The game obviously takes a lot of inspiration from Witcher 3, both tongue in cheek and literally—it pokes fun about how you can't romance both Triss and Yennefer in that game, and shows the MC playing Witcher 3 in multiple scenes. But what the developer seems to have forgotten is that both the VN format and the genre of game Intertwined is precludes it from being like Witcher 3.
Witcher 3 can get away with the one-romance-only ending because it's fundamentally not a romance game. You're plunged into a massive, open world fantasy epic with a war, civil unrest, monsters, and the literal end of the world happening in the background of a game with strong open world exploration and character-building RPG elements, all of which are completely playable and engaging even if you don't choose to romance anybody. If you strip all that away and leave it with just a voiceless linear visual novel of the Triss and Yennefer storylines with bad animations, the game would absolutely suck, just like this game does.

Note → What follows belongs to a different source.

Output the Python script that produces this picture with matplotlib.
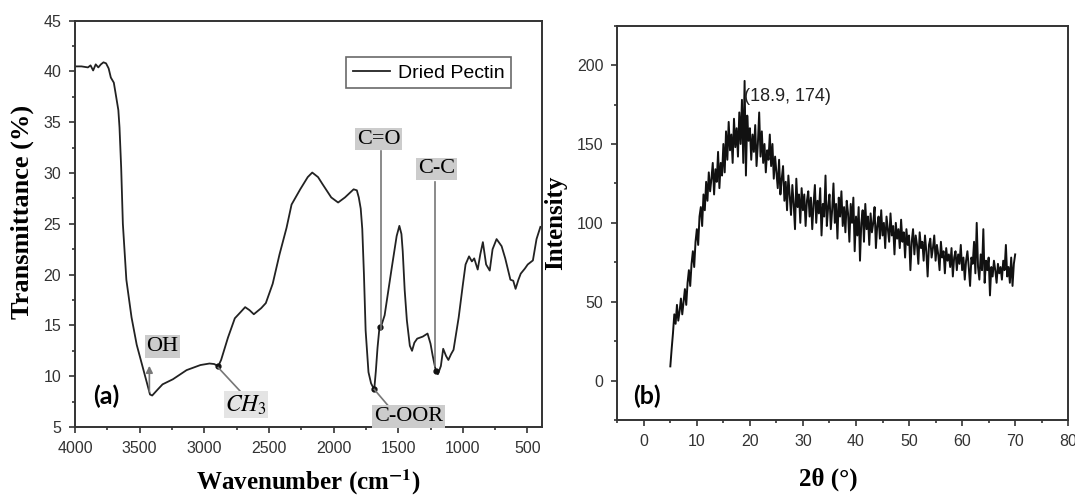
import matplotlib.pyplot as plt
import numpy as np
from matplotlib.ticker import MultipleLocator

plt.rcParams['mathtext.fontset'] = 'stix'

# FTIR spectrum of dried pectin
wavenumber = [4000, 3950, 3900, 3880, 3860, 3840, 3820, 3800, 3780, 3760,
              3740, 3723, 3700, 3683, 3665, 3656, 3643, 3630, 3603, 3563,
              3523, 3483, 3443, 3420, 3403, 3360, 3323, 3243, 3137, 3030,
              2960, 2924, 2892, 2870, 2817, 2764, 2720, 2684, 2650, 2617,
              2560, 2524, 2471, 2418, 2364, 2325, 2258, 2200, 2165, 2120,
              2085, 2018, 1965, 1912, 1845, 1820, 1805, 1790, 1778, 1765,
              1752, 1730, 1710, 1698, 1685, 1673, 1660, 1645, 1630, 1605,
              1552, 1512, 1491, 1475, 1465, 1450, 1433, 1410, 1393, 1375,
              1353, 1310, 1273, 1250, 1233, 1210, 1193, 1170, 1152, 1130,
              1112, 1090, 1072, 1032, 1000, 979, 952, 930, 912, 885,
              865, 845, 820, 792, 770, 739, 700, 672, 632, 610,
              592, 570, 552, 520, 498, 458, 430, 400]
transmittance = [40.5, 40.5, 40.4, 40.6, 40.1, 40.7, 40.4, 40.7, 40.9, 40.8,
                 40.3, 39.4, 38.9, 37.6, 36.2, 34.5, 30.5, 25.0, 19.5, 15.8,
                 13.1, 11.2, 9.3, 8.2, 8.1, 8.7, 9.2, 9.7, 10.6, 11.1,
                 11.25, 11.2, 11.0, 11.6, 13.8, 15.7, 16.3, 16.8, 16.5, 16.1,
                 16.7, 17.2, 19.1, 22.0, 24.6, 26.9, 28.4, 29.6, 30.05, 29.6,
                 28.9, 27.6, 27.1, 27.6, 28.4, 28.3, 27.6, 26.5, 24.5, 20.0,
                 14.5, 10.4, 9.3, 9.0, 8.75, 10.5, 12.8, 14.8, 15.0, 16.0,
                 20.5, 23.8, 24.8, 24.0, 22.3, 18.5, 15.5, 13.0, 12.5, 13.3,
                 13.7, 13.9, 14.2, 13.2, 12.0, 10.6, 10.2, 11.0, 12.7, 12.0,
                 11.6, 12.2, 12.6, 15.8, 19.0, 21.0, 21.8, 21.3, 21.6, 20.5,
                 22.0, 23.2, 21.0, 20.4, 22.5, 23.5, 22.8, 21.6, 19.5, 19.4,
                 18.6, 19.5, 20.1, 20.6, 21.0, 21.4, 23.5, 24.7]

# XRD pattern, 5-70 deg in 0.25 deg steps
intensity = [9, 20, 30, 42, 36, 48, 38, 44, 52, 42,
             50, 58, 48, 62, 70, 60, 74, 82, 72, 88,
             96, 86, 104, 110, 98, 118, 108, 126, 114, 132,
             120, 128, 138, 118, 134, 126, 145, 122, 138, 130,
             150, 132, 158, 140, 164, 146, 156, 138, 166, 148,
             160, 142, 170, 150, 178, 138, 190, 130, 168, 152,
             160, 140, 156, 145, 162, 136, 150, 170, 142, 158,
             138, 150, 132, 146, 140, 156, 136, 150, 128, 142,
             132, 122, 140, 118, 128, 136, 114, 126, 108, 130,
             118, 105, 124, 112, 96, 128, 110, 118, 100, 122,
             108, 118, 98, 114, 120, 104, 116, 96, 112, 124,
             100, 114, 106, 122, 92, 112, 104, 130, 98, 110,
             118, 96, 108, 125, 100, 112, 90, 116, 104, 120,
             98, 110, 94, 114, 106, 88, 112, 100, 116, 82,
             104, 92, 110, 76, 100, 108, 88, 112, 96, 104,
             86, 106, 94, 100, 110, 84, 98, 104, 90, 108,
             92, 100, 84, 104, 96, 88, 106, 92, 98, 80,
             100, 90, 96, 84, 102, 88, 94, 78, 96, 86,
             92, 70, 88, 96, 80, 92, 86, 74, 94, 84,
             88, 76, 92, 82, 66, 86, 90, 78, 84, 92,
             76, 86, 80, 70, 88, 78, 82, 68, 84, 76,
             80, 72, 84, 66, 78, 82, 70, 80, 74, 86,
             70, 78, 64, 76, 82, 72, 60, 78, 74, 88,
             68, 100, 72, 64, 80, 70, 96, 62, 76, 70,
             78, 54, 72, 66, 76, 70, 62, 74, 68, 72,
             64, 76, 70, 86, 66, 72, 62, 78, 60, 74,
             80]
two_theta = np.linspace(5, 70, len(intensity))

spine_col = '#333333'
serif = 'Liberation Serif'
sans = 'Liberation Sans'


def style_axes(ax):
    for s in ax.spines.values():
        s.set_linewidth(1.4)
        s.set_color(spine_col)
    ax.tick_params(which='both', direction='out', top=False, right=False,
                   color=spine_col, width=1.2)
    ax.tick_params(which='major', length=4, labelsize=11.5, pad=6,
                   labelcolor='#333333')
    ax.tick_params(which='minor', length=2.5)
    for lab in ax.get_xticklabels() + ax.get_yticklabels():
        lab.set_fontfamily(sans)


fig = plt.figure(figsize=(10.75, 4.96), dpi=100)

# ---- (a) FTIR ----
ax1 = fig.add_axes([0.0698, 0.1391, 0.4341, 0.8192])
ax1.plot(wavenumber, transmittance, color='#222222', lw=1.3, label='Dried Pectin')
ax1.set_xlim(4000, 390)
ax1.set_ylim(5, 45)
ax1.xaxis.set_major_locator(MultipleLocator(500))
ax1.xaxis.set_minor_locator(MultipleLocator(250))
ax1.yaxis.set_major_locator(MultipleLocator(5))
ax1.yaxis.set_minor_locator(MultipleLocator(2.5))
style_axes(ax1)
ax1.set_xlabel('Wavenumber (cm$^{\\mathbf{-1}}$)', fontfamily=serif,
               fontweight='bold', fontsize=18, labelpad=8)
ax1.set_ylabel('Transmittance (%)', fontfamily=serif, fontweight='bold',
               fontsize=19)
ax1.yaxis.set_label_coords(-0.087, 0.53)

leg = ax1.legend(loc='upper right', bbox_to_anchor=(0.935, 0.91),
                 borderaxespad=0, fancybox=False, edgecolor='#444444',
                 handlelength=1.9, handletextpad=0.4, borderpad=0.35,
                 prop={'family': sans, 'size': 14})
leg.get_frame().set_linewidth(1.2)

gray_box = dict(boxstyle='square,pad=0.08', fc='#cccccc', ec='none')
ann_col = '#777777'

# marked points on the curve
ax1.plot([2892, 1685, 1640, 1210], [11.0, 8.75, 14.8, 10.5], 'o',
         color='#111111', ms=3.5)

ax1.annotate('', xy=(3425, 11.3), xytext=(3425, 8.2),
             arrowprops=dict(arrowstyle='-|>', color=ann_col, lw=1.2,
                             mutation_scale=10))
ax1.text(3323, 12.95, 'OH', fontfamily=serif, fontsize=16, ha='center',
         va='center', bbox=gray_box)
ax1.plot([2892, 2724], [10.85, 8.55], color=ann_col, lw=1.2)
ax1.text(2679, 7.2, '$CH_3$', fontsize=17, ha='center', va='center',
         bbox=dict(boxstyle='square,pad=0.05', fc='#e4e4e4', ec='none'))
ax1.plot([1685, 1578], [8.7, 7.1], color=ann_col, lw=1.2)
ax1.text(1421, 6.05, 'C-OOR', fontfamily=serif, fontsize=16, ha='center',
         va='center', bbox=gray_box)
ax1.plot([1632, 1632], [32.2, 14.6], color=ann_col, lw=1.2)
ax1.text(1653, 33.34, 'C=O', fontfamily=serif, fontsize=16, ha='center',
         va='center', bbox=gray_box)
ax1.plot([1214, 1214], [29.1, 11.0], color=ann_col, lw=1.2)
ax1.text(1206, 30.4, 'C-C', fontfamily=serif, fontsize=16, ha='center',
         va='center', bbox=gray_box)
ax1.text(3755, 8.0, '(a)', fontfamily='Lato', fontweight='bold', fontsize=18,
         ha='center', va='center')

# ---- (b) XRD ----
ax2 = fig.add_axes([0.5742, 0.1532, 0.4195, 0.7950])
ax2.plot(two_theta, intensity, color='#111111', lw=1.4)
ax2.set_xlim(-5, 80)
ax2.set_ylim(-25, 225)
ax2.xaxis.set_major_locator(MultipleLocator(10))
ax2.xaxis.set_minor_locator(MultipleLocator(5))
ax2.yaxis.set_major_locator(MultipleLocator(50))
ax2.yaxis.set_minor_locator(MultipleLocator(25))
ax2.set_yticks([0, 50, 100, 150, 200])
style_axes(ax2)
ax2.set_xlabel('2\u03b8 (\u00b0)', fontfamily=serif, fontweight='bold',
               fontsize=18)
ax2.xaxis.set_label_coords(0.468, -0.12)
ax2.set_ylabel('Intensity', fontfamily=serif, fontweight='bold',
               fontsize=18, labelpad=7)
ax2.text(18.9, 180, '(18.9, 174)', fontfamily=sans, fontsize=13,
         ha='left', va='center', color='#222222')
ax2.text(0.65, -10, '(b)', fontfamily='Lato', fontweight='bold', fontsize=18,
         ha='center', va='center')

fig.savefig('out.png', dpi=100)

(Also, it should be mentioned that the bad ending only happens if you explicitly tell Triss and Yennefer you love them both, attempting to pledge Geralt to both of them, not because you waved at Triss as you passed her in the Novigrad streets, like Intertwined.)
Many characters are slow-burned and breadcrumbed into oblivion. It falls into the lewd game trap of having sex be some kind of endgame payoff rather than organically weaving it into the story (you gotta rub their arms the right way first before you can proceed to a scene three days later, where you kiss them exactly how they want, before anything sexual is even on the table, obviously). If you're pursuing Elena, Erynn, or even Layla, be prepared to hang on to the barest tethers, because you still, 9 chapters into it, haven't come close to sleeping with any of them.

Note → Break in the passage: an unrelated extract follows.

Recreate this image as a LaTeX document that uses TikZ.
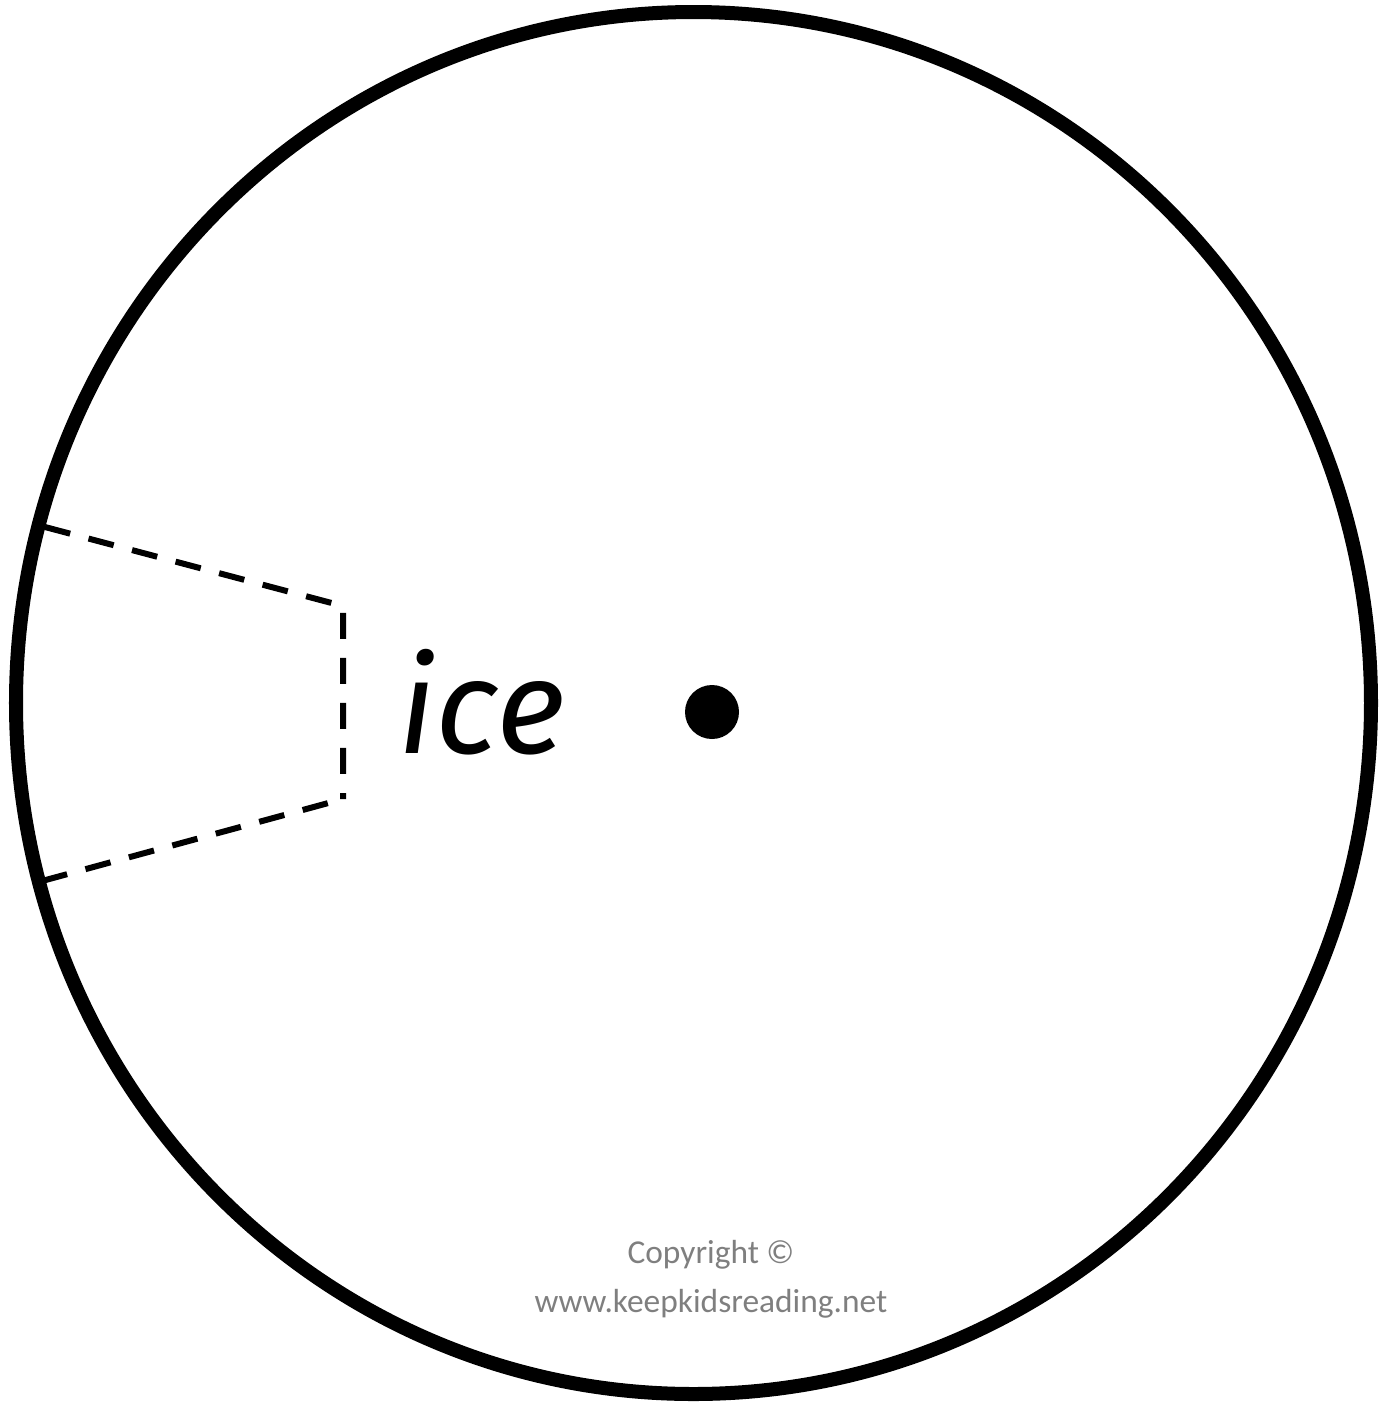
\documentclass[tikz,border=0pt]{standalone}
\usepackage{fontspec}
\usepackage{xcolor}
\setmainfont{Carlito}
\newfontfamily\wordfont{Fira Sans}
\usetikzlibrary{positioning}
\definecolor{KKGray}{RGB}{127,127,127}

\begin{document}
\begin{tikzpicture}[x=0.01cm, y=-0.01cm,
    rim/.style={draw=black, line width=0.14cm},
    window/.style={draw=black, line width=0.06cm, dash pattern=on 0.26cm off 0.19cm},
    word/.style={font=\wordfont\itshape\fontsize{38}{46}\selectfont, inner sep=0pt},
    note/.style={font=\fontsize{9.5}{12}\selectfont, text=KKGray, align=center, inner sep=0pt}
  ]
  \useasboundingbox (0,0) rectangle (1399,1402);

  % wheel
  \draw[rim] (693.5,703) ellipse [x radius=677.5, y radius=691];
  \fill (712,712) circle [radius=27];

  % cut-out window
  \coordinate (wt) at (45,527);
  \coordinate (ct) at (343,606);
  \coordinate (cb) at (343,799);
  \coordinate (wb) at (42,881);
  \draw[window] (wt) -- (ct) -- (cb);
  \draw[window] (wb) -- (cb);

  % word and footer
  \node[word, anchor=base west] (ice) at (398,753) {ice};
  \node[note, anchor=base] (copy) at (711,1263) {Copyright ©};
  \node[note, anchor=base] (site) at (711,1312) {www.keepkidsreading.net};
\end{tikzpicture}
\end{document}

And other characters like Gabi, Valeria, ShaCarri, Emily, Melissa, Tori, Brooke, Iris? They have points but they're such minor characters that you wonder if they will even have romantic scenes, much less endings. Would pursuing them completely bork your ending with a more prominently featured girl? Is it worth bothering with them? Who the fuck knows! You're left in total limbo not knowing who to romance because it might be years before you get anything resembling a payoff, and making one random wrong choice might completely seal off an ending with the girl you want in the most convoluted of manners.
This game almost makes more sense if you read it as a reverse female fantasy MC. You take all the attributes of an attractive male love interest, put them in the MC, throw a bunch of temptation at him and expect him to spurn them all in order to mind-read and anticipate the desires of his one chosen pedestal girl. Unfortunately, you have to play as this idealized female fantasy without any of the psychic powers or futuresight evidently required.